Seldom has the willing subservience of culture to the imperatives of state been quite so nakedly displayed – even in Canada, where the nauseating is the norm. Naturally, the folks in the industry are a little upset: the taxpaying public, long accustomed to industry harangues on the necessity of "telling ourselves our own stories" and other nationalist clichÈs, might not be so easily separated from their money if they ever got a look at how the business really operates.
Officially, the story is about a bureaucratic "snafu." The money comes out of something called the Canadian Television and Cable Production Fund, a $200-million annual allotment. In the business, it's known as "Sheila's money," after federal Heritage Minister Sheila Copps, which tells you all you really need to know: not one thin dime of the fund is from the minister's personal fortune, but as far as the industry is concerned, she might as well be Lorenzo the Magnificent.
About half the fund is distributed through the License Fee program, of which half is tithed directly from the cable and broadcasting companies, the remainder coming out of the minister's departmental budget – which is to say, from the taxpayer. The money is doled out on a first-come, first-serve basis, to those productions that meet the usual complicated criteria of "Canadianness" – hence the lineups.
But this year one group of producers got shut out, and they're not at all happy about it. Which producers would that be? That would be the ones who had already received assistance from the other side of the fund, which is administered directly by Telefilm Canada. It seems that before they can go back for a second helping at the public trough, these producers have to show proof that their Telefilm grant has been approved. And by the time Telefilm got around to mailing out the notices, a number of leaner and hungrier producers had scarfed up all the money.
So the jilted producers have done the Canadian thing, and filled the papers with sob stories. As it happens, those productions having to make do on only one grant include some of Canada's most heavily hyped programs – shows like Riverdale, and Cold Squad, not to mention Wind at My Back. Without the additional slice of public funds, we are warned, many of these programs might not be back in the fall. No more Riverdale! Can the country ever survive?
To bolster their case, the singly granted shows are putting it about that they are the truly "Canadian" productions. For in order to qualify for Telefilm funding, it's not enough merely to hire the requisite number of Canadians: the content itself has to be "distinctively Canadian." What does "distinctively Canadian" mean?

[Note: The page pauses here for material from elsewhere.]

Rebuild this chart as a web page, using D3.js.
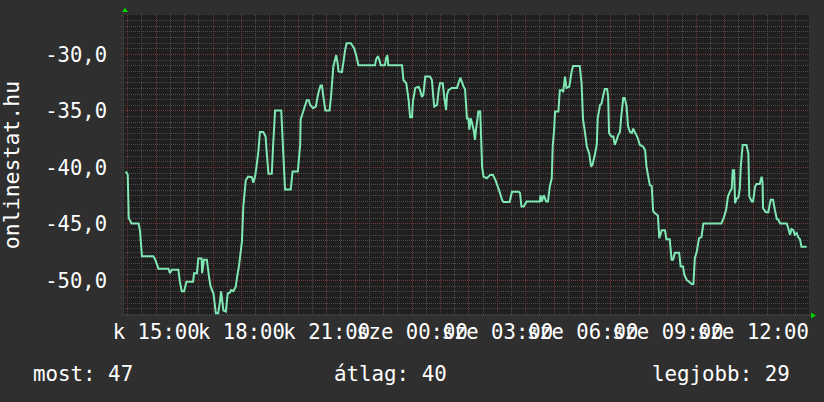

If, say, you did a show about a group of television producers lining up for government grants, that would probably count.
The programs that did get in under the License Fee Program wire, on the other hand, are dismissed as "industrial Canadian": shows like Psi Factor and Once a Thief that may employ a lot of Canadians, but are indistinguishable from imported dreck – as opposed to the proudly, self- consciously Canadian dreck that Telefilm funds.
But wait a minute: many of these programs are made by major Canadian production houses like Atlantis and Alliance – companies that brag about their contribution to nation-building every chance they get, to enormous publicly-funded profit. Could it be that we have been conned all these years: that programs that were justified in the name of nation building were in fact nothing more than old-fashioned industrial subsidies?
But is it any more defensible to be enmeshing the arts in the promotion of "distinctively Canadian" themes? I know of no aesthetic theory that connects the worth of a work of art to its nationality. The aim of the program, rather, is entirely political: to create a national identity, the better to justify the existence of the Canadian state. That may be an eminently worthy ideal, but it is poisonous to art. Which may explain the usually dire results.
In most countries it is held that the arts emerge from that broader fabric of customs, values and ways of life that make up a culture. Only in Canada is the reverse held to be true: that with enough public funds, the arts can invent our culture for us. It doesn't make much sense, in cultural or political terms.
But it sure seems to appeal to the artists.